--- START ---
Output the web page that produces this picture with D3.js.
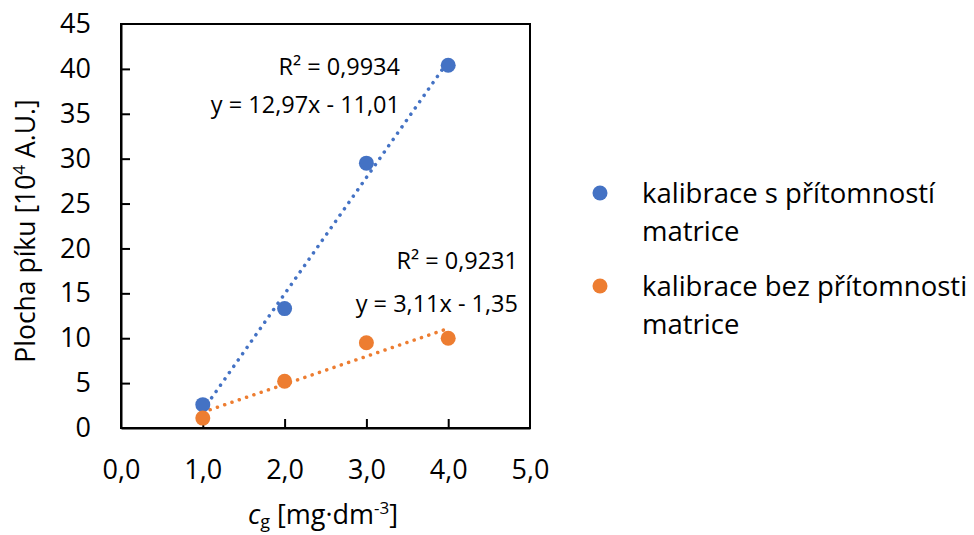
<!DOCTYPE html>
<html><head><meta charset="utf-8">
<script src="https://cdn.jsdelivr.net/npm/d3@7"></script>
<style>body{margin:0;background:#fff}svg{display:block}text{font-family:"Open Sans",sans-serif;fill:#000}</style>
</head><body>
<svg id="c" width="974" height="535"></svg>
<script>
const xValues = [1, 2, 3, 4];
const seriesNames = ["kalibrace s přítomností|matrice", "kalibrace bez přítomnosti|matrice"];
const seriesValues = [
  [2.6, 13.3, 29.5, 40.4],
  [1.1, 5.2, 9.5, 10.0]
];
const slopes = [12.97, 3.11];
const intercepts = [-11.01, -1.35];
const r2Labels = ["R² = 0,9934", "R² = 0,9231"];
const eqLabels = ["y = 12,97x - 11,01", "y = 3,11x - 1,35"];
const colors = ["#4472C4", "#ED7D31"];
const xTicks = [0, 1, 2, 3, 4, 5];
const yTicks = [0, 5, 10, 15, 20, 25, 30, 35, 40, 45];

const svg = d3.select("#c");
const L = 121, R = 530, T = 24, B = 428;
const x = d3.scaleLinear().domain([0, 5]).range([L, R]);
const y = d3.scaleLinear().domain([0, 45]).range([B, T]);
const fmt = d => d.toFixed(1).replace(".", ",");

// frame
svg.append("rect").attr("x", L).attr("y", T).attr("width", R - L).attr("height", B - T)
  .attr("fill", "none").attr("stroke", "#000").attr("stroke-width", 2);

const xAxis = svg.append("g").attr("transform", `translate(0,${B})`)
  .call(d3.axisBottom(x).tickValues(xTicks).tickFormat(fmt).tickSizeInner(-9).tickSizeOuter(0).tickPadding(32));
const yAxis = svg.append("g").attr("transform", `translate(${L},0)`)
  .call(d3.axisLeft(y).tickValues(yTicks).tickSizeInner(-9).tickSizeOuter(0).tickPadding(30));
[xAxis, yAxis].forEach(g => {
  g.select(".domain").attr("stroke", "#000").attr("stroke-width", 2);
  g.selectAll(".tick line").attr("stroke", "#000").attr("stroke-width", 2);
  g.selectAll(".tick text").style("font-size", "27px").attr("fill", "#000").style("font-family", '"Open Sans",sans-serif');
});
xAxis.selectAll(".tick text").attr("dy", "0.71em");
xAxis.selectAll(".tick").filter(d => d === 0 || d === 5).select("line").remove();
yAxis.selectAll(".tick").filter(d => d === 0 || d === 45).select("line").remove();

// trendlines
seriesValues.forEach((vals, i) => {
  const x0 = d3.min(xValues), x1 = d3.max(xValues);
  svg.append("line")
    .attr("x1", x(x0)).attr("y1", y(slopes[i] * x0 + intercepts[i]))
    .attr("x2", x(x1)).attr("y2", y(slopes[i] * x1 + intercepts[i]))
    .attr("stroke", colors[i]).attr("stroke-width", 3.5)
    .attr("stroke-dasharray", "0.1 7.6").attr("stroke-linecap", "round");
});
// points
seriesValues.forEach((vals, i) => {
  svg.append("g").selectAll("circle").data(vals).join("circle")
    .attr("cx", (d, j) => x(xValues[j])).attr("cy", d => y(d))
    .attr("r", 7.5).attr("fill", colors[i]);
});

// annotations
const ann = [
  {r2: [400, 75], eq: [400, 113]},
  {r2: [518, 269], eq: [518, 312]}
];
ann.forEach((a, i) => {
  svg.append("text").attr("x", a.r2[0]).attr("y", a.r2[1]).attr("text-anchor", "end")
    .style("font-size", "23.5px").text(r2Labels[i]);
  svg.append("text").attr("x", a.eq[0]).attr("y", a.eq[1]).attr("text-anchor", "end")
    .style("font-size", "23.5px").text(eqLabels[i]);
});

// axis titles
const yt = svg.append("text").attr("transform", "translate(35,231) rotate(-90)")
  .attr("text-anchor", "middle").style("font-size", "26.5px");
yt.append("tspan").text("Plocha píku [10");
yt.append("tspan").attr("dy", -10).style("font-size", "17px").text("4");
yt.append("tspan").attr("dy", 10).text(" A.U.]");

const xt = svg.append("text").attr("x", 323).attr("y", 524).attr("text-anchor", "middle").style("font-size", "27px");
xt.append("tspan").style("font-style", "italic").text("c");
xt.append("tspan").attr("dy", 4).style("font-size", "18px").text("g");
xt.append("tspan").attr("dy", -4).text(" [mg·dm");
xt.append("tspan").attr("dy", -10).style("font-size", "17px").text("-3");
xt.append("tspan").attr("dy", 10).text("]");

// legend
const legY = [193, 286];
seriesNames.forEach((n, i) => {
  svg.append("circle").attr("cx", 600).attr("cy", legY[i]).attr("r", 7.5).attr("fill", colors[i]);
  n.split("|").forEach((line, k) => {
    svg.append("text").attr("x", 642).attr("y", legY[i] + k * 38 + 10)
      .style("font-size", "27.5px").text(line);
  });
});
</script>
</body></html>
--- END ---
Every line from the start of the listing above through the line with "35, 40, 45];" should be repeated exactly; skip the pictures and add nothing else.

- **THE RESULT**
Output the web page that produces this picture with D3.js.
<!DOCTYPE html>
<html><head><meta charset="utf-8">
<script src="https://cdn.jsdelivr.net/npm/d3@7"></script>
<style>body{margin:0;background:#fff}svg{display:block}text{font-family:"Open Sans",sans-serif;fill:#000}</style>
</head><body>
<svg id="c" width="974" height="535"></svg>
<script>
const xValues = [1, 2, 3, 4];
const seriesNames = ["kalibrace s přítomností|matrice", "kalibrace bez přítomnosti|matrice"];
const seriesValues = [
  [2.6, 13.3, 29.5, 40.4],
  [1.1, 5.2, 9.5, 10.0]
];
const slopes = [12.97, 3.11];
const intercepts = [-11.01, -1.35];
const r2Labels = ["R² = 0,9934", "R² = 0,9231"];
const eqLabels = ["y = 12,97x - 11,01", "y = 3,11x - 1,35"];
const colors = ["#4472C4", "#ED7D31"];
const xTicks = [0, 1, 2, 3, 4, 5];
const yTicks = [0, 5, 10, 15, 20, 25, 30, 35, 40, 45];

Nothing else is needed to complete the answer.